19. We are accordingly of the view that activities undertaken by a partner /co-venturer for the mutual benefit of the partnership/joint venture cannot be regarded as a service rendered by one person to another for consideration and therefore cannot be taxed.
20. We may mention here that there are situations where a co-venturer or a partner may render a taxable service to the joint venture or the firm. This may happen if, for instance, the partner in individual capacity enters into a separate contract with the joint venture/partnership for providing a specific service in lieu of a separate specific consideration. Such consideration for specific services provided under an independent contract between a co-venturer/partner and joint venture/partnership can be taxable, as such contracts are executed by the partners not in their capacity of the partners but as independent contractors and such a relationship is governed by a separate contract independent of the partnership/joint venture agreement.

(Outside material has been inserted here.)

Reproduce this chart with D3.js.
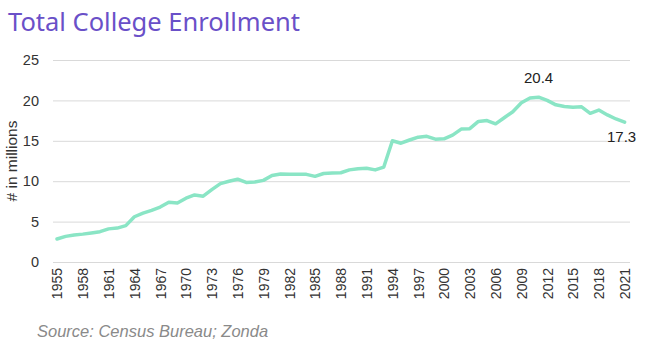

To illustrate, a partner in a partnership firm may enter into a separate lease agreement with the firm for renting out his private property to the Partnership firm for a monthly rent. In this situation, the partner will be liable to pay service tax on the renting service rendered by him to the firm. On the other hand, if the partner chooses to grant the firm a right to use his office premises and regards this as his contribution to the hotch-potch of the partnership firm, the reward by way of profits which such partner may earn upon the success of the partnership venture will not be taxable as the profit earned by the partner in such circumstances is not a consideration for the service of renting out the property to the partnership firm. By placing the office at the disposal of the firm to conduct its business the partner agrees to receive only a share of profit which is contingent upon the firm earning profits in the first place. If the venture fails and the firm does not earn any profit, the partner may not receive anything in return for the contribution made by him. On the other hand, if the firms venture is successful, the partner may earn profit which may be much more than the normal rent that he would have earned by simply leasing out the office to the firm for a fixed rent. The profits which the partner will earn in such circumstances is a reward due to an entrepreneur for the risk that he takes and cannot be regarded as a consideration for the renting of the office to the firm.
11. In Bay Berry Apartments (P) Ltd. and Another v. Shobha and others, the Court has observed that in construing a document, the Court cannot assign any other meaning; and a document as is well known must be construed in its entirety.
In any case, the said clause exists to sort out any interse dispute between the two parties. Third party including tax administrators are not bound by what the parties themselves choose to call themselves in the agreement. If the agreement is read as a whole, it clearly comes out that the Assesseeand SWPL were jointly undertaking a common enterprise, the revenue of which was shared between the two. Insofar as the other argument of the revenue that non-sharing of losses militates against the principle of partnership being canvassed by the Assessee is concerned, firstly the broad principle of partnership of law applies to a transaction between co-venturer and joint venture and not the entire Partnership act perse. Secondly, even under the Partnership Act there is no stipulation that the partners must necessarily share losses. Infact the Honble Bombay High Court in the case of Raghunandan Nanu Kothare vs Hormasji Bezonji Bamji (1927) 29 BOMLR 207 have categorically held that it is not essential to constitute a partnership that a partner should share the losses. In any case in a joint venture of the present type where jointly controlled operations are being undertaken and one of the venturer brings in the land and the water front and the right to exploit such water front as his contribution while the other venturer brings in money to create infrastructure on the same as his capital, each of the partners is responsible/liable for loss of his capital incase the venture is not successful. Had the Assessee chosen to give right in the land and the water front by way of auctioning the same, they could have gained substantial fixed amount, irrespective of revenue loss to the person who takes the right under auction. If the venture goes into loss the coventurer who invested money will loose his money, at the same time the Assessee will also not get anything being the consideration of the Assessee is a share in the earning of the joint venture, that way the Assessee is the looser of intrinsic auction value. Therefore as per the present arrangement of joint venture, though there is clause that the assessee will not share the revenue loss of the business of the joint venture but in fact, they are otherwise the looser of the deemed auction amount, in case of auction which the assessee could have opted instead of joint business venture. Therefore in the present set of arrangement also, it is not correct to say that the Assessee is not sharing the loss.